• To do
Leave out all pictures. Return exactly the lines from the top of the material through the line containing "from matplotlib.patches import Rectangle".

• Entries shown
***

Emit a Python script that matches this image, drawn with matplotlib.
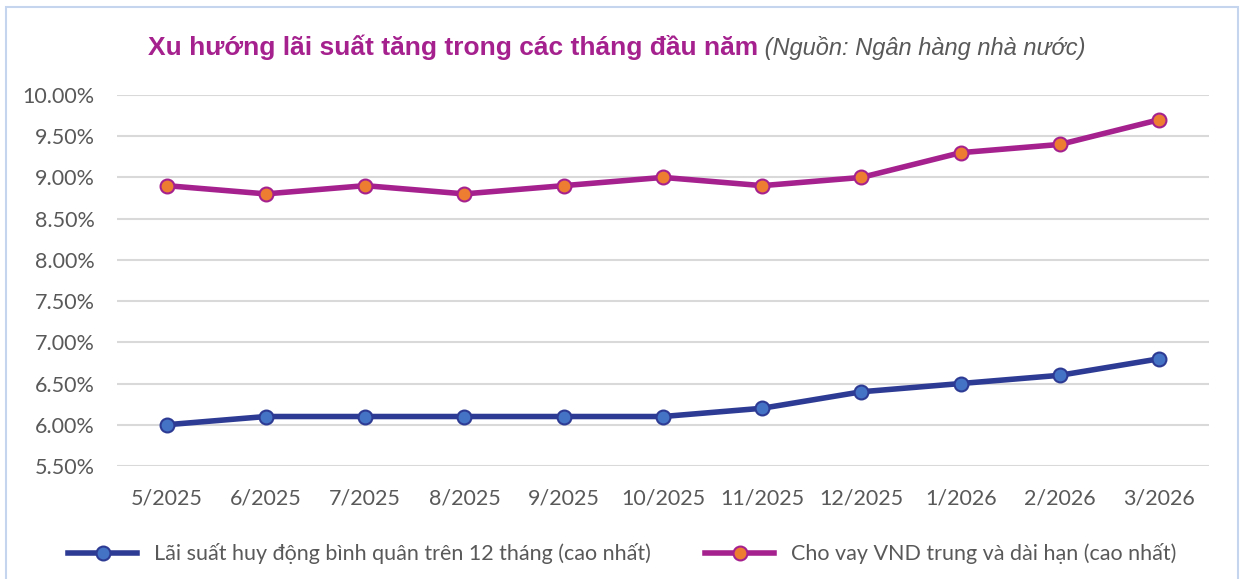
import matplotlib
matplotlib.use("Agg")
import matplotlib.pyplot as plt
from matplotlib.patches import Rectangle

months = ["5/2025", "6/2025", "7/2025", "8/2025", "9/2025", "10/2025",
          "11/2025", "12/2025", "1/2026", "2/2026", "3/2026"]
huy_dong = [6.0, 6.1, 6.1, 6.1, 6.1, 6.1, 6.2, 6.4, 6.5, 6.6, 6.8]
cho_vay = [8.9, 8.8, 8.9, 8.8, 8.9, 9.0, 8.9, 9.0, 9.3, 9.4, 9.7]
yticks = [5.5, 6.0, 6.5, 7.0, 7.5, 8.0, 8.5, 9.0, 9.5, 10.0]

label_font = "Lato"
grey = "#595959"

fig = plt.figure(figsize=(12.45, 5.79), dpi=100)
ax = fig.add_axes([0.094, 0.1952, 0.877, 0.6408])

x = range(len(months))
ax.plot(x, huy_dong, color="#2E3B94", lw=4, marker="o", ms=10,
        mfc="#4472C4", mec="#2E3B94", mew=1.5, zorder=3,
        label="Lãi suất huy động bình quân trên 12 tháng (cao nhất)")
ax.plot(x, cho_vay, color="#A5218E", lw=4, marker="o", ms=10,
        mfc="#ED7D31", mec="#A5218E", mew=1.5, zorder=3,
        label="Cho vay VND trung và dài hạn (cao nhất)")

ax.set_xlim(-0.5, len(months) - 0.5)
ax.set_ylim(5.5, 10.0)
ax.set_yticks(yticks)
ax.set_yticklabels([f"{v:.2f}%" for v in yticks])
ax.set_xticks(list(x))
ax.set_xticklabels(months)
ax.grid(axis="y", color="#D9D9D9", lw=1.5)
ax.set_axisbelow(True)
for s in ax.spines.values():
    s.set_visible(False)
ax.tick_params(length=0, labelsize=15.5, colors=grey)
ax.tick_params(axis="y", pad=16)
ax.tick_params(axis="x", pad=16)
for lab in ax.get_xticklabels() + ax.get_yticklabels():
    lab.set_fontfamily(label_font)

leg = fig.legend(loc="lower center", bbox_to_anchor=(0.5, -0.008), ncol=2,
                 frameon=False, handlelength=3.2, columnspacing=2.5,
                 prop={"family": label_font, "size": 15.5}, labelcolor=grey)

# title in two styles
t1 = fig.text(0.119, 0.905, "Xu hướng lãi suất tăng trong các tháng đầu năm",
              color="#A5218E", fontsize=19, fontweight="bold",
              family="Liberation Sans", va="baseline")
ax.annotate(" (Nguồn: Ngân hàng nhà nước)", xy=(1, 0), xycoords=t1,
            va="bottom", ha="left", color=grey, fontsize=17, style="italic",
            family="Liberation Sans", annotation_clip=False)

# light blue border round the chart
fig.patches.append(Rectangle((6 / 1245, -0.05), 1232 / 1245, 1 - 7 / 579 + 0.05,
                             transform=fig.transFigure, fill=False,
                             ec="#C5D5EE", lw=1.5))

fig.savefig("out.png", dpi=100)
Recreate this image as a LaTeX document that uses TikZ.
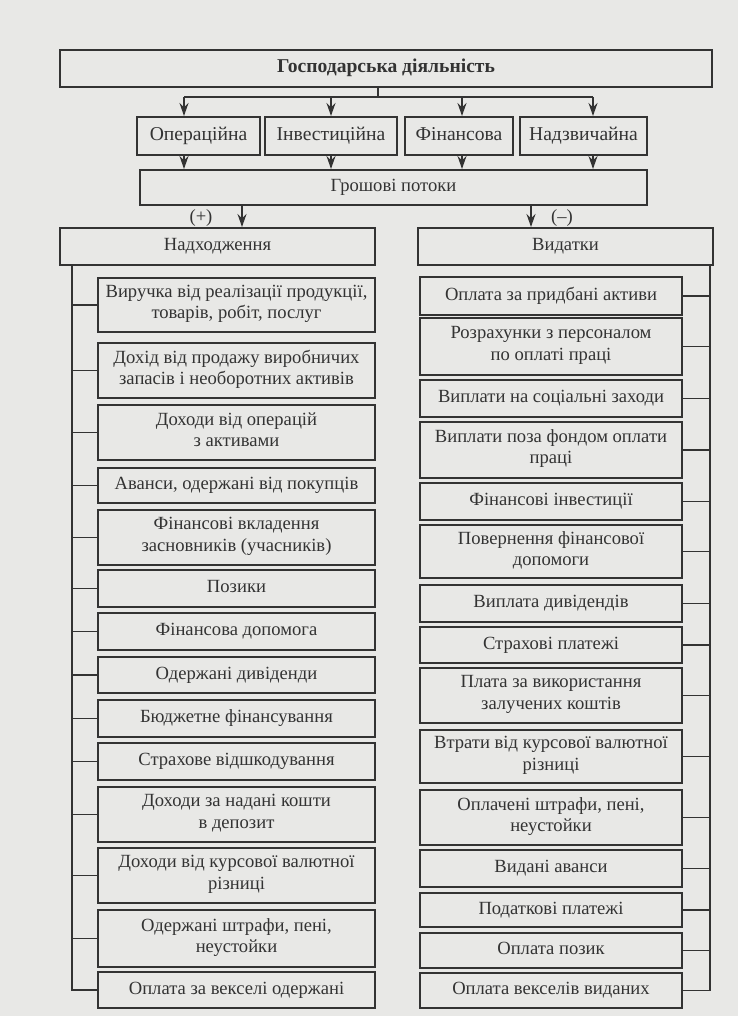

***

• Task result
Emit a Python script that matches this image, drawn with matplotlib.
import matplotlib
matplotlib.use("Agg")
import matplotlib.pyplot as plt
from matplotlib.patches import Rectangle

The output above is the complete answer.